When a parent calls a teen "selfish", they imply the teen is at fault. But to call the same teen "needy" implies the parents are at fault--which is more accurate.

I never call teens who are emotionally starving "selfish." I call them needy.

And I don't criticize them for this. This would only make them feel worse. It would be like taking food from a homeless person.

Instead of criticizing someone who is already needy, wouldn't it be better to help them?
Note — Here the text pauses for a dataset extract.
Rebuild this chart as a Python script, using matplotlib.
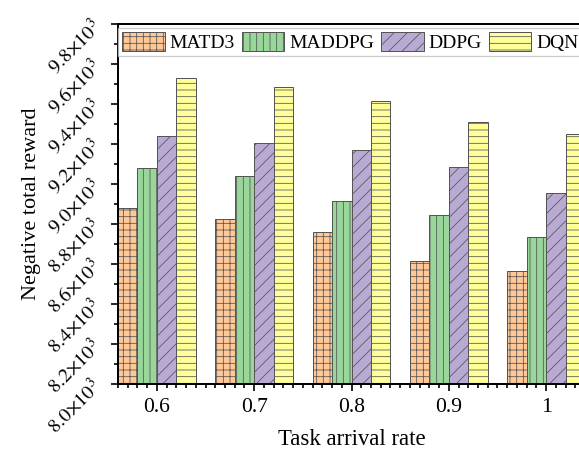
import matplotlib
matplotlib.use("Agg")
import matplotlib.pyplot as plt
import numpy as np
from matplotlib.ticker import MultipleLocator, FixedLocator

categories = [0.6, 0.7, 0.8, 0.9, 1.0]
tick_labels = ["0.6", "0.7", "0.8", "0.9", "1"]
series_names = ["MATD3", "MADDPG", "DDPG", "DQN"]
matd3 = [8880, 8825, 8758, 8617, 8563]
maddpg = [9080, 9040, 8915, 8847, 8735]
ddpg = [9240, 9207, 9172, 9087, 8953]
dqn = [9530, 9483, 9415, 9312, 9248]
yticks = [8000, 8200, 8400, 8600, 8800, 9000, 9200, 9400, 9600, 9800]

colors = ["#FFC896", "#99D69A", "#B9AAD4", "#FFFF99"]
hatches = ["++", "||", "//", "--"]

plt.rcParams['font.family'] = ['Liberation Serif', 'DejaVu Serif']
plt.rcParams['mathtext.fontset'] = 'stix'
plt.rcParams['hatch.linewidth'] = 0.7

dpi = 80
fig = plt.figure(figsize=(579 / dpi, 452 / dpi), dpi=dpi)
ax = fig.add_axes([118 / 579, 1 - 384 / 452, (585 - 118) / 579, (384 - 24) / 452])

width = 0.02
offsets = [-0.03, -0.01, 0.01, 0.03]
x = np.array(categories)
for vals, name, c, h, off in zip([matd3, maddpg, ddpg, dqn], series_names, colors, hatches, offsets):
    ax.bar(x + off, vals, width, color=c, edgecolor="#555555", linewidth=0.9,
           hatch=h, label=name, zorder=2)

ax.set_xlim(0.56, 1.04)
ax.set_ylim(8000, 9800)
ax.xaxis.set_major_locator(FixedLocator(categories))
ax.set_xticklabels(tick_labels, fontsize=19.5)
ax.xaxis.set_minor_locator(MultipleLocator(0.01))
ax.set_yticks(yticks)
ax.set_yticklabels([r"$%.1f{\times}10^{3}$" % (v / 1000) for v in yticks],
                   rotation=45, fontsize=18, ha='right', va='center', rotation_mode='anchor')
ax.yaxis.set_minor_locator(MultipleLocator(100))
ax.tick_params(axis='both', which='major', direction='out', length=6, width=1.5)
ax.tick_params(axis='both', which='minor', direction='out', length=3.5, width=1.5)
ax.tick_params(axis='x', which='major', pad=7)
ax.tick_params(axis='y', which='major', pad=12)

for s in ax.spines.values():
    s.set_linewidth(1.8)

ax.set_xlabel("Task arrival rate", fontsize=20.5, labelpad=10)
ax.set_ylabel("Negative total reward", fontsize=20, labelpad=2)

leg = ax.legend(loc='upper left', bbox_to_anchor=(0.0, 0.988), ncol=4, fontsize=17.5,
                frameon=True, fancybox=False, edgecolor="#c0c0c0", borderaxespad=0,
                handlelength=2.2, handleheight=1.1, handletextpad=0.25,
                columnspacing=0.35, borderpad=0.2)
leg.get_frame().set_linewidth(1.2)

fig.savefig("out.png", dpi=dpi)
Who is really "selfish" then, the teen, or the parent who fails to help the teen in need? I suggest we drop the term "selfish" from our vocabularies. I suggest it is better to look at everyone as needy. If your parents are calling you selfish, this is a pretty clear sign they are emotionally needy themselves. Whether you chose to help them fill their emotional needs is up to you. I am afraid, though, that it will prove to be a mission impossible. I used to try to fill my mother's emotional needs. Finally, I realized I would never be able to do this. I would never make her happy. So I concentrated on my own life. To her credit, she has never actually called me selfish, though she has implied it. For the most part she let me go when I decided to leave her and the family which had failed to meet my emotional needs. Now we actually have a better relationship, but this required me to think primarily of myself for about 10 years now.

Some of you have been called selfish for more than this long. The sooner you start to see yourselves as not selfish, but needy, and then make it your goal to identify and fill your emotional needs, the sooner you can start living your own life.